A matter of life and death

The following paragraph summarizes the plot of the television program with the largest UK audience of 2008. People interested in the exposure of female on male domestic violence could hardly have asked for a better Christmas present, watched as it was by 14.3 million people on Christmas day:

A woman feigns distress to encourage a vulnerable and gullible man to risk serious injury to save her. She manipulates her way into his home where she takes obsessive control. She demonstrates a violent temper when thwarted in a cold-blooded attempt to injure and possibly kill the man. She uses self-injury and false accusation to discredit the man's friend and her sidekick shows obvious signs of ongoing abuse. She is significantly overweight and resents and blames men for this, claiming that her overeating is their fault. She is determined to take her revenge on men and does so by killing 12 of them, this latest being her intended 13th victim.
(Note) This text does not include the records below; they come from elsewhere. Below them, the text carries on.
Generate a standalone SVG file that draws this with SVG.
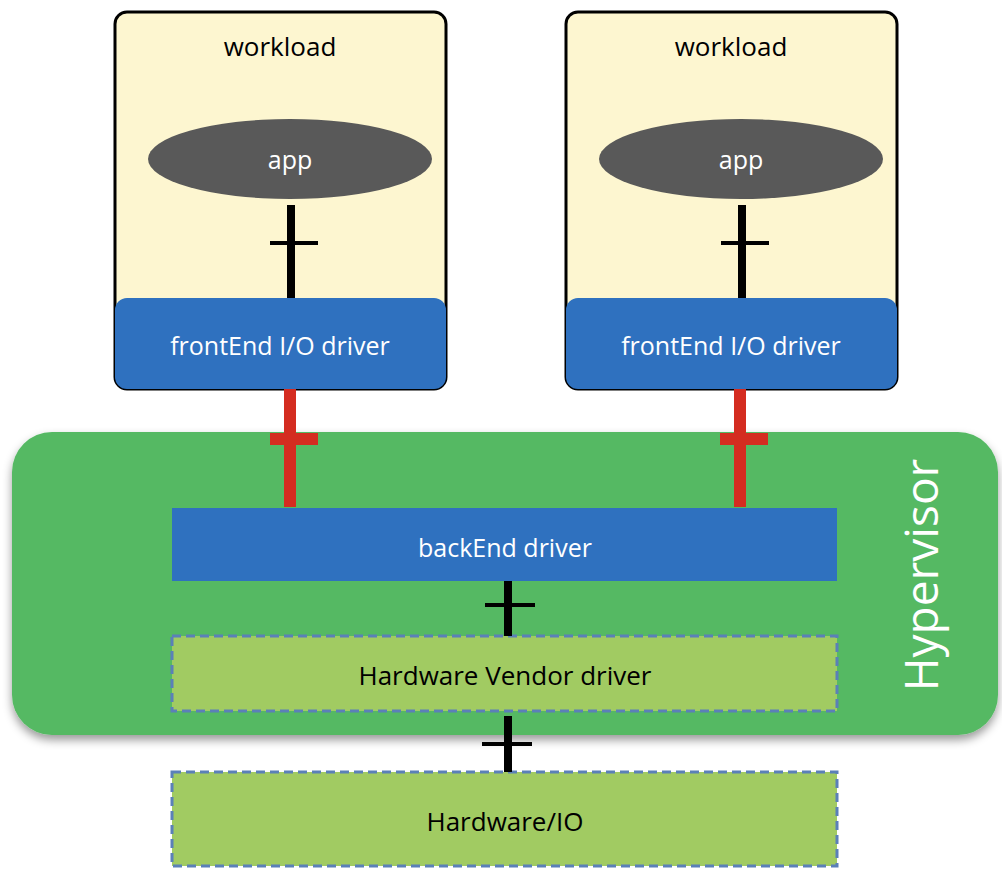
<svg xmlns="http://www.w3.org/2000/svg" width="1002" height="876" viewBox="0 0 1002 876">
<defs>
<style>
text{font-family:"Open Sans","Liberation Sans",sans-serif;text-anchor:middle;dominant-baseline:central}
.wl{fill:#fdf6d0;stroke:#000;stroke-width:3}
.fe{fill:#2f71bf}
.wt{fill:#fff;font-size:25px}
.bt{fill:#000;font-size:26px}
.hw{fill:#a1cb62;stroke:#5b80b8;stroke-width:3;stroke-dasharray:9 5}
.blk{stroke:#000;stroke-width:8}
.blkc{stroke:#000;stroke-width:4}
.red{stroke:#d42c20;stroke-width:12}
</style>
<filter id="sh" x="-5%" y="-5%" width="110%" height="115%"><feDropShadow dx="0" dy="5" stdDeviation="5" flood-opacity="0.4"/></filter>
</defs>
<g id="hypervisor">
<rect x="12" y="432" width="986" height="303" rx="40" fill="#55b964" filter="url(#sh)"/>
<text x="920" y="575" transform="rotate(-90 920 575)" fill="#fff" font-size="46">Hypervisor</text>
</g>
<g id="workload1">
<rect class="wl" x="115" y="12" width="331" height="377" rx="12"/>
<text class="bt" x="280" y="46" font-size="25">workload</text>
</g>
<g id="app1"><ellipse cx="290" cy="159" rx="142" ry="40" fill="#595959"/><text class="wt" x="290" y="159">app</text></g>
<g id="frontend1"><rect class="fe" x="115" y="298" width="331" height="91" rx="12"/><text class="wt" x="280" y="345">frontEnd I/O driver</text></g>
<g id="workload2">
<rect class="wl" x="566" y="12" width="331" height="377" rx="12"/>
<text class="bt" x="731" y="46" font-size="25">workload</text>
</g>
<g id="app2"><ellipse cx="741" cy="159" rx="142" ry="40" fill="#595959"/><text class="wt" x="741" y="159">app</text></g>
<g id="frontend2"><rect class="fe" x="566" y="298" width="331" height="91" rx="12"/><text class="wt" x="731" y="345">frontEnd I/O driver</text></g>
<g id="backend"><rect class="fe" x="172" y="508" width="665" height="73"/><text class="wt" x="505" y="547">backEnd driver</text></g>
<g id="vendor"><rect class="hw" x="172" y="636" width="665" height="75"/><text class="bt" x="505" y="675">Hardware Vendor driver</text></g>
<g id="hardware"><rect class="hw" x="172" y="772" width="665" height="94"/><text class="bt" x="505" y="821">Hardware/IO</text></g>
<g id="connectors">
<line class="blk" x1="291" y1="205" x2="291" y2="298"/><line class="blkc" x1="270" y1="243" x2="318" y2="243"/>
<line class="blk" x1="742" y1="205" x2="742" y2="298"/><line class="blkc" x1="721" y1="243" x2="769" y2="243"/>
<line class="red" x1="290" y1="389" x2="290" y2="507"/><line class="red" x1="270" y1="439" x2="318" y2="439"/>
<line class="red" x1="740" y1="389" x2="740" y2="507"/><line class="red" x1="720" y1="439" x2="768" y2="439"/>
<line class="blk" x1="508" y1="581" x2="508" y2="636"/><line class="blkc" x1="485" y1="605" x2="535" y2="605"/>
<line class="blk" x1="508" y1="716" x2="508" y2="772"/><line class="blkc" x1="482" y1="744" x2="532" y2="744"/>
</g>
</svg>
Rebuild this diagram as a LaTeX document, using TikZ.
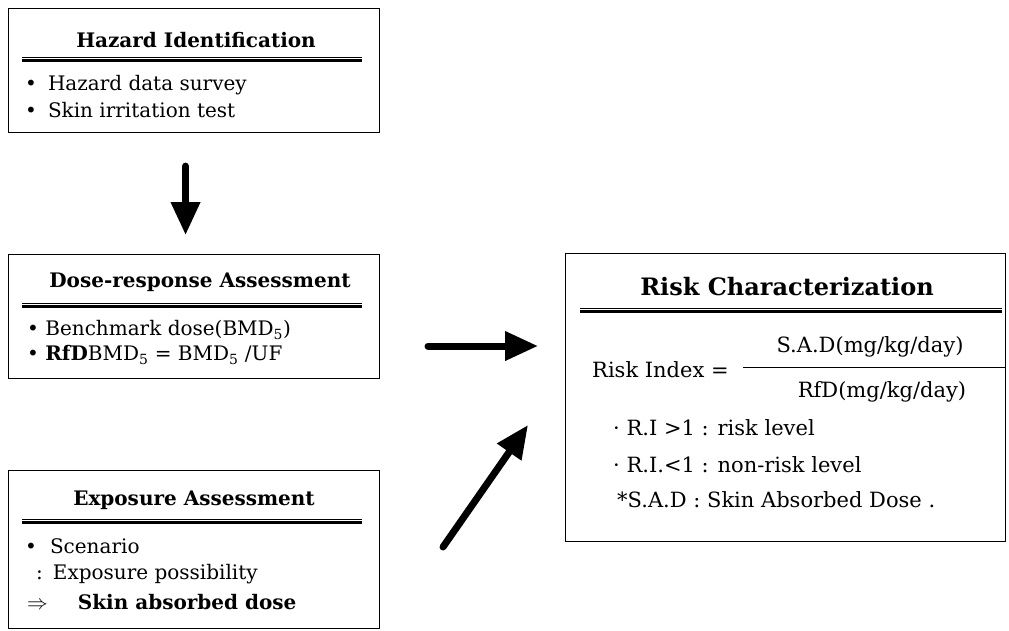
\documentclass[tikz,border=0pt]{standalone}
\usepackage{fontspec}
\setmainfont{DejaVu Serif}
\usetikzlibrary{arrows.meta,positioning}

\tikzset{
  panel/.style={rectangle, draw, line width=1.1pt, anchor=north west, inner sep=0pt},
  heading/.style={font=\fontsize{20}{24}\selectfont\bfseries},
  item/.style={anchor=west, inner sep=0pt, font=\fontsize{20}{24}\selectfont},
  riskitem/.style={item, font=\fontsize{21}{25}\selectfont},
  thinrule/.style={line width=0.6pt},
  thickrule/.style={line width=2.2pt},
  bigarrow/.style={line width=7pt, line cap=round, -{Triangle[length=33pt,width=28pt]}},
}

\begin{document}
\begin{tikzpicture}[x=1pt,y=-1pt]
        \useasboundingbox (0,0) rectangle (1009,630);

        % Define boxes
        \node (hazard) [panel, minimum width=371pt, minimum height=124pt] at (8,8) {};
        \node (dose) [panel, minimum width=371pt, minimum height=124pt] at (8,254) {};
        \node (exposure) [panel, minimum width=371pt, minimum height=158pt] at (8,470) {};
        \node (risk) [panel, minimum width=440pt, minimum height=288pt] at (565,253) {};

        % Hazard identification
        \node (hzTitle) [heading] at (196,40) {Hazard Identification};
        \draw[thinrule] (22,57) -- (362,57);
        \draw[thickrule] (22,60.5) -- (362,60.5);
        \node (hzOne) [item] at (25,85) {•\hspace{11pt}Hazard data survey};
        \node (hzTwo) [item] at (25,110) {•\hspace{11pt}Skin irritation test};

        % Dose-response assessment
        \node (drTitle) [heading] at (200,282) {Dose-response Assessment};
        \draw[thinrule] (22,303) -- (362,303);
        \draw[thickrule] (22,306.5) -- (362,306.5);
        \node (drOne) [item] at (27,330) {• Benchmark dose(BMD\textsubscript{5})};
        \node (drTwo) [item] at (27,355) {• \textbf{RfD}BMD\textsubscript{5} = BMD\textsubscript{5} /UF};

        % Exposure assessment
        \node (exTitle) [heading] at (194,500) {Exposure Assessment};
        \draw[thinrule] (22,519) -- (362,519);
        \draw[thickrule] (22,522.5) -- (362,522.5);
        \node (exOne) [item] at (25,546) {•\hspace{13pt}Scenario};
        \node (exTwo) [item] at (36,574) {:\hspace{10pt}Exposure possibility};
        \node (exThree) [item] at (27,602) {$\Rightarrow$\hspace{30pt}\textbf{Skin absorbed dose}};

        % Risk characterization
        \node (rcTitle) [heading, font=\fontsize{24}{28}\selectfont\bfseries] at (787,287) {Risk Characterization};
        \draw[thinrule] (580,308) -- (1002,308);
        \draw[thickrule] (580,311.5) -- (1002,311.5);
        \node (riLabel) [riskitem] at (592,370) {Risk Index =};
        \draw[thinrule] (743,367) -- (1005,367);
        \node (riTop) [riskitem, anchor=center] at (870,347) {S.A.D(mg/kg/day)};
        \node (riBottom) [riskitem, anchor=center] at (882,392) {RfD(mg/kg/day)};
        \node (riHigh) [riskitem] at (613,428) {· R.I >1 : risk level};
        \node (riLow) [riskitem] at (613,465) {· R.I.<1 : non-risk level};
        \node (riNote) [riskitem] at (617,500) {*S.A.D : Skin Absorbed Dose .};

        % Draw arrows
        \coordinate (drOut) at (428,346);
        \coordinate (rcInA) at (538,346);
        \coordinate (exOut) at (443,547);
        \coordinate (rcInB) at (528,425);
        \draw[bigarrow] ([xshift=-8.5pt,yshift=-33pt]hazard.south) -- ([xshift=-8.5pt,yshift=19pt]dose.north);
        \draw[bigarrow] (drOut) -- (rcInA);
        \draw[bigarrow] (exOut) -- (rcInB);
    \end{tikzpicture}
\end{document}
When she is exposed as a serial killer and removed from the scene, her sidekick and victim both show considerable distress, typical of victims of domestic violence who are unable to accept what their tormentor has done to them, preferring to believe in the myth that was used to control them.

Would you believe this is a half-hour Wallace and Gromit special titled "A Matter of Loaf and Death"? In terms of entertainment, I would not rate this as Nick Park's best, but it is certainly his effort for which I am most grateful. It was made for British TV, but I'm sure it will make the rounds of many other countries too, keep an eye open for it.